[MATERIAL FOR THE TASK]:
+===+

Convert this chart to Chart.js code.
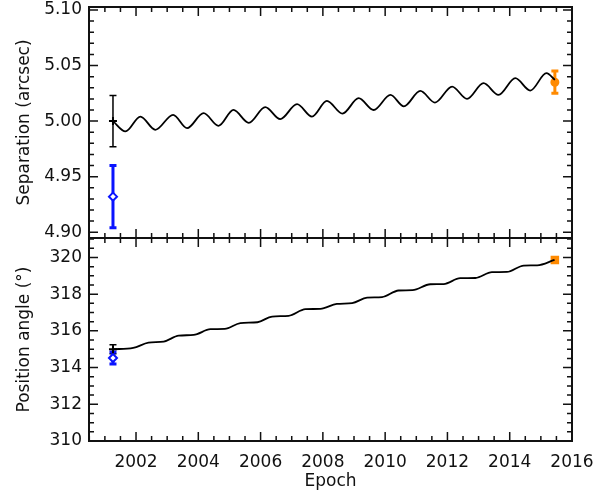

+===+

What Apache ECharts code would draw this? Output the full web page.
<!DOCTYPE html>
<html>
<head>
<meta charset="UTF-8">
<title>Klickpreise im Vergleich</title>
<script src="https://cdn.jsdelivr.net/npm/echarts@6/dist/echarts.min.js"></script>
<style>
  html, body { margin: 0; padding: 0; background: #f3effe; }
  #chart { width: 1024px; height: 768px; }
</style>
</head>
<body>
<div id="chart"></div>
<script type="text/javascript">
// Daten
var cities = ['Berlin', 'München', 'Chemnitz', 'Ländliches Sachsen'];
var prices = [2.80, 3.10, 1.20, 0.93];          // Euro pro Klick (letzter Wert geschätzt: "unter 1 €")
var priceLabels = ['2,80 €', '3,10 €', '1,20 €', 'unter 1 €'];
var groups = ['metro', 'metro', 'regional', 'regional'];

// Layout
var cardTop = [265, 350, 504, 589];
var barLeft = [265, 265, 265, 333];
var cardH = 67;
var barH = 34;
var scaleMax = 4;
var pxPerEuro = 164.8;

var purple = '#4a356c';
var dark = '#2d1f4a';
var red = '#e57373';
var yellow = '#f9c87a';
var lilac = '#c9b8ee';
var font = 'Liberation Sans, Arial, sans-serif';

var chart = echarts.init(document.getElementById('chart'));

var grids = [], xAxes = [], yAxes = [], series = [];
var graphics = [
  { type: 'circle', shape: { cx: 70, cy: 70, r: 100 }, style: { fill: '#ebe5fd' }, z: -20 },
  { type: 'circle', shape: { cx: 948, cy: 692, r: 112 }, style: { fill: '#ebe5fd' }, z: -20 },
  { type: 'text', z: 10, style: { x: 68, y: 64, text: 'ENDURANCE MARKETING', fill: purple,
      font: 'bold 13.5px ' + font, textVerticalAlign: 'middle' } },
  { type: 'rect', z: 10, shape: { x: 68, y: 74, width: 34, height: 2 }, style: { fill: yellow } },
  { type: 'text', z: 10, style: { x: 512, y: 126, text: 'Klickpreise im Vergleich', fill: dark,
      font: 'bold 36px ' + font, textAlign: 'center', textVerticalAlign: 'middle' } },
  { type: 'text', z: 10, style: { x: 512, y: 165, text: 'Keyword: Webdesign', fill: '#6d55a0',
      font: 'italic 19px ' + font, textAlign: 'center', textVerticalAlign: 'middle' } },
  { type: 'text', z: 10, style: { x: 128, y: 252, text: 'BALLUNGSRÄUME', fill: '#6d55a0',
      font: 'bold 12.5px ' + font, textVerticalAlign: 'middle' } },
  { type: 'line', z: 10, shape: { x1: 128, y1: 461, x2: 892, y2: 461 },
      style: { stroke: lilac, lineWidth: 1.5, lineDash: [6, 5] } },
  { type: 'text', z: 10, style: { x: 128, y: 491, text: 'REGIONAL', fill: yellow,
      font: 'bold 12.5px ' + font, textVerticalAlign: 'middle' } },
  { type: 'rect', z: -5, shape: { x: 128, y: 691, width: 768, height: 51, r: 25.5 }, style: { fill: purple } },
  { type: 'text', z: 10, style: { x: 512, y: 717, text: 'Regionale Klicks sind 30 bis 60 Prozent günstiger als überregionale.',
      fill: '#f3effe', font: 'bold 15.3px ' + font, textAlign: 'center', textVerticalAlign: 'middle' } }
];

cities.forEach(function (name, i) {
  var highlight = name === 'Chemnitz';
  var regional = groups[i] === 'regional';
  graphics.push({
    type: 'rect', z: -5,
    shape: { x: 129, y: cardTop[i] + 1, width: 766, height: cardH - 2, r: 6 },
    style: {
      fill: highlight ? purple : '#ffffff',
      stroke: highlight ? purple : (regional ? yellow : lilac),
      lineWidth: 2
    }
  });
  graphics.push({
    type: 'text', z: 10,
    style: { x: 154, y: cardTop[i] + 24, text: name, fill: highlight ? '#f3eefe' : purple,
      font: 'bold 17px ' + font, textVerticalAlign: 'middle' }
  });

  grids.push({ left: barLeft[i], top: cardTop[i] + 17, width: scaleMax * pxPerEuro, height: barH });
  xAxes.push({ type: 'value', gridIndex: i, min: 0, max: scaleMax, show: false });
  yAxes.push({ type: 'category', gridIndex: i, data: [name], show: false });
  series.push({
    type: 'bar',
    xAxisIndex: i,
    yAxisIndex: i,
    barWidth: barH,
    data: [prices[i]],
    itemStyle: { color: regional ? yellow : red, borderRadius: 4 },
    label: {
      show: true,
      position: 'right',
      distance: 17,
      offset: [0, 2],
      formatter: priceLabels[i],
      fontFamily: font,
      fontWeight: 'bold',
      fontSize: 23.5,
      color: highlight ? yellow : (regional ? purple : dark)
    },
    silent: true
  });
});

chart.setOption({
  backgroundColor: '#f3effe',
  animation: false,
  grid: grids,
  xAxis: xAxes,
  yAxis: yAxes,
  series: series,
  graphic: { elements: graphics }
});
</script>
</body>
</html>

+===+

[GIVEN PROBLEM]:
Above this instruction are the records; retype exactly the lines from the one containing "What Apache ECharts" up to and including the one containing "var pxPerEuro = 164.8;".

[SOLUTION TO THIS TASK]:
What Apache ECharts code would draw this? Output the full web page.
<!DOCTYPE html>
<html>
<head>
<meta charset="UTF-8">
<title>Klickpreise im Vergleich</title>
<script src="https://cdn.jsdelivr.net/npm/echarts@6/dist/echarts.min.js"></script>
<style>
  html, body { margin: 0; padding: 0; background: #f3effe; }
  #chart { width: 1024px; height: 768px; }
</style>
</head>
<body>
<div id="chart"></div>
<script type="text/javascript">
// Daten
var cities = ['Berlin', 'München', 'Chemnitz', 'Ländliches Sachsen'];
var prices = [2.80, 3.10, 1.20, 0.93];          // Euro pro Klick (letzter Wert geschätzt: "unter 1 €")
var priceLabels = ['2,80 €', '3,10 €', '1,20 €', 'unter 1 €'];
var groups = ['metro', 'metro', 'regional', 'regional'];

// Layout
var cardTop = [265, 350, 504, 589];
var barLeft = [265, 265, 265, 333];
var cardH = 67;
var barH = 34;
var scaleMax = 4;
var pxPerEuro = 164.8;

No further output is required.